Twenty-one Olympic gold medals, more than twice as many as anyone else in history, maybe more to come.

With Michael Phelps it can all seem so simple, so pre-ordained. A swimmer defined by victory, a man who has always come through.

Except there has been nothing straightforward about the ‘Fifth Act of Michael Phelps’. His 200m butterfly triumph in Rio’s Aquatic Centre deep into Tuesday night may even have been miraculous. For this is a hero who had lost all sense of himself, an obsessive who had long ago begun to hate the gift that defined him.

The first three acts offered little to indicate the fall that would follow.

The 2000 Olympics, as The Kid – 15 years old yet finishing fifth in the 200m butterfly final, the boy with ADHD who had found his perfect focus, a world record holder before his 16th birthday.

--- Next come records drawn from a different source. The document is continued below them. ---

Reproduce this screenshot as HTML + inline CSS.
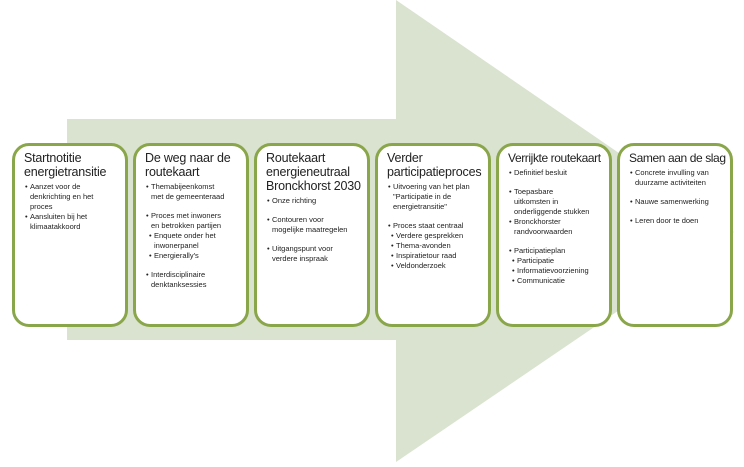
<!DOCTYPE html>
<html><head><meta charset="utf-8"><style>
body{margin:0;width:744px;height:467px;background:#fff;position:relative;overflow:hidden;font-family:"Liberation Sans",sans-serif}
svg{position:absolute;left:0;top:0}
.b{position:absolute;top:143px;width:110px;height:178px;border:3px solid #8aa64a;border-radius:17px;background:#fff;box-sizing:content-box}
.t{margin:5px 0 0 9px;font-size:12.5px;line-height:14px;color:#222;letter-spacing:-0.2px}
ul{margin:3px 18px 0 10px;padding:0;list-style:none;font-size:7.5px;line-height:10px;color:#222}
li{position:relative;padding-left:5px}
li:before{content:"•";position:absolute;left:0}
.s{margin-left:3px}
.g{margin-top:9px}
</style></head><body>
<svg width="744" height="467"><polygon points="67,119 396,119 396,0 734,232 396,462 396,340 67,340" fill="#d9e3cf"/></svg>
<div class="b" style="left:12px"><div class="t">Startnotitie energietransitie</div><ul><li>Aanzet voor de denkrichting en het proces</li><li>Aansluiten bij het klimaatakkoord</li></ul></div>
<div class="b" style="left:133px"><div class="t">De weg naar de routekaart</div><ul><li>Themabijeenkomst met de gemeenteraad</li><li class="g">Proces met inwoners en betrokken partijen</li><li class="s">Enquete onder het inwonerpanel</li><li class="s">Energierally's</li><li class="g">Interdisciplinaire denktanksessies</li></ul></div>
<div class="b" style="left:254px"><div class="t">Routekaart energieneutraal Bronckhorst 2030</div><ul><li>Onze richting</li><li class="g">Contouren voor mogelijke maatregelen</li><li class="g">Uitgangspunt voor verdere inspraak</li></ul></div>
<div class="b" style="left:375px"><div class="t">Verder participatieproces</div><ul><li>Uitvoering van het plan "Participatie in de energietransitie"</li><li class="g">Proces staat centraal</li><li class="s">Verdere gesprekken</li><li class="s">Thema-avonden</li><li class="s">Inspiratietour raad</li><li class="s">Veldonderzoek</li></ul></div>
<div class="b" style="left:496px"><div class="t" style="white-space:nowrap;font-size:12px;letter-spacing:-0.4px">Verrijkte routekaart</div><ul><li>Definitief besluit</li><li class="g">Toepasbare uitkomsten in onderliggende stukken</li><li>Bronckhorster randvoorwaarden</li><li class="g">Participatieplan</li><li class="s">Participatie</li><li class="s">Informatievoorziening</li><li class="s">Communicatie</li></ul></div>
<div class="b" style="left:617px"><div class="t" style="white-space:nowrap;font-size:12px;letter-spacing:-0.4px">Samen aan de slag</div><ul><li>Concrete invulling van duurzame activiteiten</li><li class="g">Nauwe samenwerking</li><li class="g">Leren door te doen</li></ul></div>
</body></html>
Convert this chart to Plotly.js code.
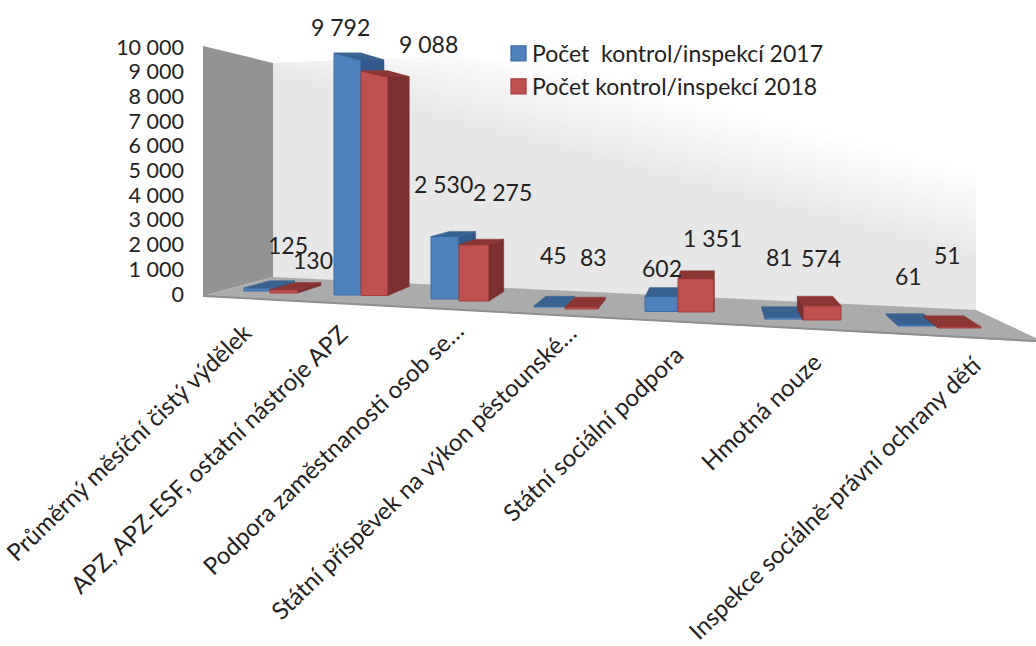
<!DOCTYPE html>
<html>
<head>
<meta charset="utf-8">
<script src="https://cdn.plot.ly/plotly-3.0.1.min.js"></script>
<style>html,body{margin:0;padding:0;background:#fff}#chart{width:1036px;height:646px}</style>
</head>
<body>
<div id="chart"></div>
<script>
const categories = ["Průměrný měsíční čistý výdělek","APZ, APZ-ESF, ostatní nástroje APZ","Podpora zaměstnanosti osob se…","Státní příspěvek na výkon pěstounské…","Státní sociální podpora","Hmotná nouze","Inspekce sociálně-právní ochrany dětí"];
const values2017 = [125,9792,2530,45,602,81,61];
const values2018 = [130,9088,2275,83,1351,574,51];
const name2017 = "Počet\u00a0\u00a0kontrol/inspekcí 2017";
const name2018 = "Počet kontrol/inspekcí 2018";
const yTicks = [0,1000,2000,3000,4000,5000,6000,7000,8000,9000,10000];
const yTickText = ["0","1 000","2 000","3 000","4 000","5 000","6 000","7 000","8 000","9 000","10 000"];

// layout of the pseudo-3D scene, in pixels of the 1036x646 page
const F = "Lato, 'Open Sans', sans-serif";
const PX = 10000/247;                      // value units per pixel
const Y0 = 294;                            // pixel row of value 0
const toY = p => (Y0-p)*PX;
const groupLeft  = [244,334,431,534,645,765,898];
const groupMid   = [270,361,459,565,678,803,938];
const groupRight = [298,388,489,598,714,841,981];
const floor2017  = [291,295,299,307,311.5,319,326];
const floor2018  = [293,295.5,301,309,312,320,328];
const shift2017 = [[31,43],[-7.5,26],[-2,52.5],[3.5,51],[0.5,28.6],[-5,60],[-10,48.5]];
const shift2018 = [[29,30],[53.5,27],[28,53],[11.5,50],[16,41],[-1,48],[-12.5,72]];
const labelEnd = [[260,314],[356,316],[472,312],[584,315],[691,337],[829,344],[989,347]];
const groupDepth = [0.055,0.065,0.065,0.065,0.065,0.065,0.065];
const VX = 715, VY = toY(158);
const back = (x,y,i) => [x+(VX-x)*groupDepth[i], y+(VY-y)*groupDepth[i]];

function poly(pts, color, xa, ya){
  return {type:'scatter', mode:'lines', x:pts.concat([pts[0]]).map(p=>p[0]), y:pts.concat([pts[0]]).map(p=>p[1]),
    fill:'toself', fillcolor:color, line:{color:color,width:0.5}, showlegend:false, hoverinfo:'skip', xaxis:xa, yaxis:ya};
}
function series(values, floorPx, lefts, rights, name, front, edge, top, side, xa, ya){
  const bases = floorPx.map(toY);
  const out = [{type:'bar', name:name, x:values.map((_,i)=>(lefts[i]+rights[i])/2), y:values, base:bases,
    width:values.map((_,i)=>rights[i]-lefts[i]), marker:{color:front,line:{color:edge,width:1}}, hoverinfo:'skip', xaxis:xa, yaxis:ya}];
  values.forEach((v,i)=>{
    const b = bases[i], t = b+v, l = lefts[i], r = rights[i];
    const sx = r < VX ? r : l;
    out.push(poly([[sx,b],[sx,t],back(sx,t,i),back(sx,b,i)], side, xa, ya));
    out.push(poly([[l,t],[r,t],back(r,t,i),back(l,t,i)], top, xa, ya));
  });
  return out;
}
const traces = [].concat(
  series(values2017, floor2017, groupLeft, groupMid, name2017, '#4F81BD', '#3A6DA8', '#38628F', '#325A8A', 'x', 'y'),
  series(values2018, floor2018, groupMid, groupRight, name2018, '#C0504D', '#A53E3B', '#8C3634', '#7B2F2E', 'x2', 'y2')
);

// wall and floor
const path = pts => 'M'+pts.map(p=>p[0]+','+toY(p[1])).join('L')+'Z';
const shapeOf = (pts,color) => ({type:'path', xref:'x', yref:'y', layer:'below', path:path(pts), fillcolor:color, line:{width:0}});
const wallTop = x => 63-0.039*(x-273), wallBottom = x => 277+(x-273)*33/703;
const shapes = [];
const BANDS = 16, wallXs = [273,360,450,540,630,720,810,900,976];
for(let k=0;k<=BANDS;k++){
  const t = k/BANDS, g = Math.round(255-t*24);
  const line = x => 70+0.26*(x-600)+t*85;
  const upper = wallXs.map(x=>[x,Math.min(wallBottom(x),Math.max(wallTop(x),line(x)))]);
  const lower = wallXs.slice().reverse().map(x=>[x,wallBottom(x)]);
  shapes.push(shapeOf(upper.concat(lower),`rgb(${g},${g},${g})`));
}
shapes.push(shapeOf([[203,46],[273,63],[273,277],[203,296]],'#939393'));
shapes.push(shapeOf([[203,296],[273,277],[976,310],[1036,338],[1036,342]],'#ABABAB'));
shapes.push({type:'line',xref:'x',yref:'y',layer:'below',x0:203,x1:1036,y0:toY(296),y1:toY(341),line:{color:'#8E8E8E',width:2}});

// data labels and category labels
const labelFont = {family:F,size:23,color:'#222222'};
const annotations = [];
function addLabels(values, floorPx, lefts, rights, shifts){
  values.forEach((v,i)=>annotations.push({xref:'x',yref:'y',x:(lefts[i]+rights[i])/2,y:toY(floorPx[i])+v,
    text:String(v).replace(/\B(?=(\d{3})+$)/g,' '),showarrow:false,xanchor:'center',yanchor:'middle',
    xshift:shifts[i][0],yshift:shifts[i][1],font:labelFont}));
}
addLabels(values2017,floor2017,groupLeft,groupMid,shift2017);
addLabels(values2018,floor2018,groupMid,groupRight,shift2018);
categories.forEach((c,i)=>annotations.push({xref:'x',yref:'y',x:labelEnd[i][0],y:toY(labelEnd[i][1]),text:c,
  showarrow:false,textangle:-44,xanchor:'right',yanchor:'top',font:{family:F,size:24,color:'#222222'}}));

const xr = [185,1036], yr = [toY(646),toY(0)];
const layout = {
  width:1036,height:646,margin:{l:185,r:0,t:0,b:0,pad:0},
  paper_bgcolor:'#fff',plot_bgcolor:'rgba(0,0,0,0)',barmode:'overlay',
  xaxis:{range:xr,visible:false,fixedrange:true},
  yaxis:{range:yr,tickmode:'array',tickvals:yTicks,ticktext:yTickText,showgrid:false,zeroline:false,showline:false,ticks:'',
    fixedrange:true,tickfont:{family:F,size:21.5,color:'#222222'}},
  xaxis2:{range:xr,overlaying:'x',visible:false,fixedrange:true},
  yaxis2:{range:yr,overlaying:'y',visible:false,fixedrange:true},
  legend:{x:(492-185)/851,y:1-32/646,xanchor:'left',yanchor:'top',bgcolor:'rgba(0,0,0,0)',tracegroupgap:0,
    font:{family:F,size:23,color:'#222222'},itemwidth:30},
  shapes:shapes,annotations:annotations,showlegend:true
};
Plotly.newPlot('chart',traces,layout,{displayModeBar:false,staticPlot:true}).then(()=>{
  // the reference's legend keys are larger and sit closer to their text
  document.querySelectorAll('.legend .legendpoints path').forEach(p=>{
    p.setAttribute('transform','translate(26.5,0) scale(1.25)');
  });
});
</script>
</body>
</html>
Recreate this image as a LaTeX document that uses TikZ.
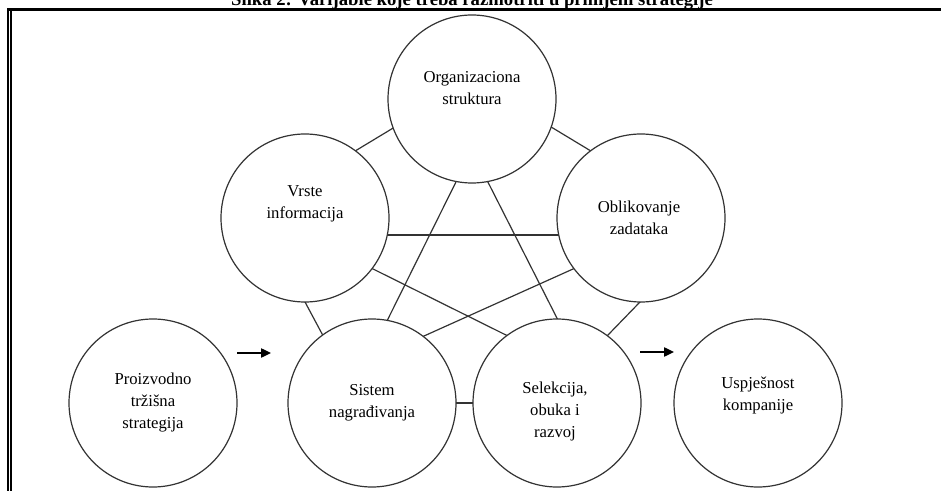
\documentclass[tikz,border=0pt]{standalone}
\usepackage{fontspec}
\setmainfont{Liberation Serif}
\usetikzlibrary{calc,arrows.meta,backgrounds}
\begin{document}
\begin{tikzpicture}[x=0.75pt,y=-0.75pt,
 circ/.style={circle,draw=black!80,line width=0.9pt,fill=white,minimum size=126pt,inner sep=0pt},
 txt/.style={align=center,font=\fontsize{12.5}{16.5}\selectfont,inner sep=0pt},
 link/.style={draw=black!80,line width=0.9pt},
 flow/.style={draw=black,line width=1pt,-{Triangle[length=7.5pt,width=7pt]}},
 frame/.style={fill=black,draw=none},
]
\useasboundingbox (0,0) rectangle (941,491);
\clip (0,0) rectangle (941,491);

% title (cut at the top edge, as in the reference)
\node[anchor=base,font=\fontsize{14}{16}\selectfont\bfseries,inner sep=0pt] (title) at (472,5.5)
  {Slika 2: Varijable koje treba razmotriti u primjeni strategije};

% frame
\fill[frame] (7,8) rectangle (941,11.5);
\fill[frame] (7,8) rectangle (9.3,491);
\fill[frame] (10.3,11.5) rectangle (11.6,491);

% circles
\node[circ] (org) at (472,99) {};
\node[circ] (vrs) at (305,218) {};
\node[circ] (obl) at (641,218) {};
\node[circ] (sis) at (372,403) {};
\node[circ] (sel) at (557,403) {};
\node[circ] (pro) at (153,403) {};
\node[circ] (usp) at (758,403) {};

% texts
\node[txt] (orgt) at ($(org)+(0,-11)$) {Organizaciona\\struktura};
\node[txt] (vrst) at ($(vrs)+(0,-14)$) {Vrste\\informacija};
\node[txt] (oblt) at ($(obl)+(-2,0)$) {Oblikovanje\\zadataka};
\node[txt] (sist) at ($(sis)+(0,0)$) {Sistem\\nagrađivanja};
\node[txt] (selt) at ($(sel)+(-2,8)$) {Selekcija,\\obuka i\\razvoj};
\node[txt] (prot) at ($(pro)+(0,0)$) {Proizvodno\\tržišna\\strategija};
\node[txt] (uspt) at ($(usp)+(0,-8)$) {Uspješnost\\kompanije};

% connecting lines (behind the circles)
\begin{scope}[on background layer]
\draw[link] ($(vrs)+(43.5,-63)$) -- ($(org)+(-70.5,24)$);
\draw[link] ($(obl)+(-43.5,-63)$) -- ($(org)+(72.5,24)$);
\draw[link] ($(vrs)+(75,17)$) -- ($(obl)+(-75,17)$);
\draw[link] ($(org)+(-10.1,71)$) -- ($(sis)+(10.5,-73)$);
\draw[link] ($(org)+(9.8,71)$) -- ($(sel)+(6,-73)$);
\draw[link] ($(vrs)+(55,44.5)$) -- ($(sel)+(-37,-61)$);
\draw[link] ($(obl)+(-56,45.6)$) -- ($(sis)+(38,-60.7)$);
\draw[link] ($(vrs)+(-6.4,72)$) -- ($(sis)+(-44,-58)$);
\draw[link] ($(obl)+(10.6,72)$) -- ($(sel)+(41.3,-58)$);
\draw[link] ($(sis)+(70,0)$) -- ($(sel)+(-70,0)$);
\end{scope}

% arrows
\coordinate (a1s) at (237,353);
\coordinate (a1e) at (271,353);
\coordinate (a2s) at (640,352);
\coordinate (a2e) at (674,352);
\draw[flow] (a1s) -- (a1e);
\draw[flow] (a2s) -- (a2e);
\end{tikzpicture}
\end{document}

Act Two, as The Freak – a 10,000-calories-a-day diet, a wingspan of 2.08 metres, hypermobile ankles, lungs twice the size of the average adult male. At those Athens Olympics he would lose the ‘Race of the Century’ to Australian rival Ian Thorpe but win six other golds, a body designed for water, a boy in love with the pool.

The 2008 Olympics, and Act Three as The Superstar: eight gold medals, no records left standing, the world at his size 14 feet.

And then, around the supposed happy ending of London 2012, Act Four: The Cynic.

It had begun in 2009, when a photograph emerged of America’s clean-cut hero apparently smoking cannabis. It continued through a three-month suspension, through missed training sessions, through a loss of the focus that had once seen him so fanatical he would count each stroke in every final, just in case his goggles ever filled with water and left him unable to judge the distance to the wall.

“I didn’t care,” he said later. “I wanted nothing to do with the water. Nothing.”